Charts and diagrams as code
====

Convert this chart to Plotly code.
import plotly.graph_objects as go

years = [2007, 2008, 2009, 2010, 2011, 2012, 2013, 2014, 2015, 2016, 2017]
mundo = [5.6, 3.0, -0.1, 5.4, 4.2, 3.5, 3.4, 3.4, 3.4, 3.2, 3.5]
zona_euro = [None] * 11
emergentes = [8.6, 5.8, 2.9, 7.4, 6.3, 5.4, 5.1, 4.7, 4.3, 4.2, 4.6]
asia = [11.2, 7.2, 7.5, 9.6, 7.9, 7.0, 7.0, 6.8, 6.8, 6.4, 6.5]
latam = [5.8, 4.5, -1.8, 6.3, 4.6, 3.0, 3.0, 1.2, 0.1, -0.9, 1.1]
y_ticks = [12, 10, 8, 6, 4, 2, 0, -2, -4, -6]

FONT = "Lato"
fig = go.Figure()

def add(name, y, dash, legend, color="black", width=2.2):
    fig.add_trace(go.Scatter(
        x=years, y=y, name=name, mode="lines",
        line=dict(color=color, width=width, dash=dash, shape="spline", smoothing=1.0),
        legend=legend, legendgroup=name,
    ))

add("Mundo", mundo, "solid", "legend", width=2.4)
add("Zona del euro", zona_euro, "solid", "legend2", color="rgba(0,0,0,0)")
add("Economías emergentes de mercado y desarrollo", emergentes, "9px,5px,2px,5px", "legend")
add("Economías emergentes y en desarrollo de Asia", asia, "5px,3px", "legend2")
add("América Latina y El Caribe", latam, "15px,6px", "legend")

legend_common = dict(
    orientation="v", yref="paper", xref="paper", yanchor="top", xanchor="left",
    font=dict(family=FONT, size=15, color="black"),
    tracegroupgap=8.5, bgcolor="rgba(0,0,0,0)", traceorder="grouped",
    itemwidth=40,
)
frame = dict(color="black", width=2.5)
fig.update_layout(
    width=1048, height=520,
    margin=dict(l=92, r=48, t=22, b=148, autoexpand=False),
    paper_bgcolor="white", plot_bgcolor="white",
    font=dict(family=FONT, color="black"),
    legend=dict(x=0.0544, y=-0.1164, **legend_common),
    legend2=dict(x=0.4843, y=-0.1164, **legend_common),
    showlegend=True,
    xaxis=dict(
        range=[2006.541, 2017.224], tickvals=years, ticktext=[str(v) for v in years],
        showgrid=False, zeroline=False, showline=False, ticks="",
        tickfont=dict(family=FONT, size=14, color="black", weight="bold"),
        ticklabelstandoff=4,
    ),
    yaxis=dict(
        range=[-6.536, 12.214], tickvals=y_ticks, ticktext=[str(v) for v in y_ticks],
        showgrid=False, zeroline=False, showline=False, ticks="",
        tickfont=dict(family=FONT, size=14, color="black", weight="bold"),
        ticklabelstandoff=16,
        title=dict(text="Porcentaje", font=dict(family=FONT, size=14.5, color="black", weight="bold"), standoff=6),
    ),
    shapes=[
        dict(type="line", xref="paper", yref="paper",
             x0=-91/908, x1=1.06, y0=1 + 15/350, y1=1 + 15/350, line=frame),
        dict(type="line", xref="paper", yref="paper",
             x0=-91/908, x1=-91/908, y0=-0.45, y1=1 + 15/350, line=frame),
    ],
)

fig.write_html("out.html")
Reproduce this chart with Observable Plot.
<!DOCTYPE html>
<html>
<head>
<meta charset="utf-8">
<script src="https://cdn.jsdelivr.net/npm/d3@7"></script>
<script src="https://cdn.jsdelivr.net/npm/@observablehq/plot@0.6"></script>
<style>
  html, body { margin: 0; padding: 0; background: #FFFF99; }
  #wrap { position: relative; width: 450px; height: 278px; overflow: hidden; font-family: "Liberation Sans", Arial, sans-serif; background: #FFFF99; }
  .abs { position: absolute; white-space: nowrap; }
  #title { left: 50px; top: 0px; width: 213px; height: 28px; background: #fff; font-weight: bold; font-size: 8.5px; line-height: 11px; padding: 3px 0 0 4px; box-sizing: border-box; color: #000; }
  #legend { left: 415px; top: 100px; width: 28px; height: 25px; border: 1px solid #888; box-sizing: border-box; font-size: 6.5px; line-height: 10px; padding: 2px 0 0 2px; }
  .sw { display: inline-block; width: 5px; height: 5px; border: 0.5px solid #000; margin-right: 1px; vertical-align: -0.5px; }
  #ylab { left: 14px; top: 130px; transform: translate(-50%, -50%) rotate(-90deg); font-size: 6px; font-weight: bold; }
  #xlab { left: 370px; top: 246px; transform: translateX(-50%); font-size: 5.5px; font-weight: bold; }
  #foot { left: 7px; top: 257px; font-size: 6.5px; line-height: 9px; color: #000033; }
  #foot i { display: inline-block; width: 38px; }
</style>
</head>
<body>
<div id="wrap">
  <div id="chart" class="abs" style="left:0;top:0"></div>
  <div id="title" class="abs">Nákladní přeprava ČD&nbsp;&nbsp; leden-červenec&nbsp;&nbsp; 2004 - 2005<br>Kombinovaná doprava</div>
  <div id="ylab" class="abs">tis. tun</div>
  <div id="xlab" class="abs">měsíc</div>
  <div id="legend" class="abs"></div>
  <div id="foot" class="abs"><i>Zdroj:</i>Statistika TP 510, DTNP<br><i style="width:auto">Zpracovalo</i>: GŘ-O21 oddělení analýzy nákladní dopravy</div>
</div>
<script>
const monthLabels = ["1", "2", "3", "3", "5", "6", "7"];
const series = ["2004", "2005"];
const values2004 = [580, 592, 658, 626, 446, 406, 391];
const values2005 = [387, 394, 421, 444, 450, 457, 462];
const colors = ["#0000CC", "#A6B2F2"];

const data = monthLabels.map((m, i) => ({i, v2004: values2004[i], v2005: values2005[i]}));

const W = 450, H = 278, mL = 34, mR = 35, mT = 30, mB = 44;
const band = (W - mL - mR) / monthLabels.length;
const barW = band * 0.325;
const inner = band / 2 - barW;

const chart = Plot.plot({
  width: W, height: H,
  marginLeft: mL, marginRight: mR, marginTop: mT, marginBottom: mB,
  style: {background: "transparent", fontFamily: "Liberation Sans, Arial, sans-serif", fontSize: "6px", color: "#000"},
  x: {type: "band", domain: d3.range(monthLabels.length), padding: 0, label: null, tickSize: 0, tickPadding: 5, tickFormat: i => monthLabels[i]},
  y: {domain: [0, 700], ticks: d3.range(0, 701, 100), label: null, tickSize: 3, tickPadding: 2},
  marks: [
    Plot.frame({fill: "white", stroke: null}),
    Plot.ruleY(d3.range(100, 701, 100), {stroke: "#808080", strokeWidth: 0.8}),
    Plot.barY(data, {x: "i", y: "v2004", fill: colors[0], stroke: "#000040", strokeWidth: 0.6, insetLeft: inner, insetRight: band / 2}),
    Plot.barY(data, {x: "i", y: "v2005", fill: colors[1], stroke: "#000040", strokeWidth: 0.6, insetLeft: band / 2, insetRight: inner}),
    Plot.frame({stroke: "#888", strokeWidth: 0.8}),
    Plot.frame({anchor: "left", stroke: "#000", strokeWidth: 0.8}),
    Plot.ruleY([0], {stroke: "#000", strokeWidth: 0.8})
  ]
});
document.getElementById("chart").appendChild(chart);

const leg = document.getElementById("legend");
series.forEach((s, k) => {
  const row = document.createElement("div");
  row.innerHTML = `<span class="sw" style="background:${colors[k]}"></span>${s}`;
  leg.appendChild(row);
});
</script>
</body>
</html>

====

Show all lines from the records above where the word "this" occurs.

• **Result**:
Convert this chart to Plotly code.
Reproduce this chart with Observable Plot.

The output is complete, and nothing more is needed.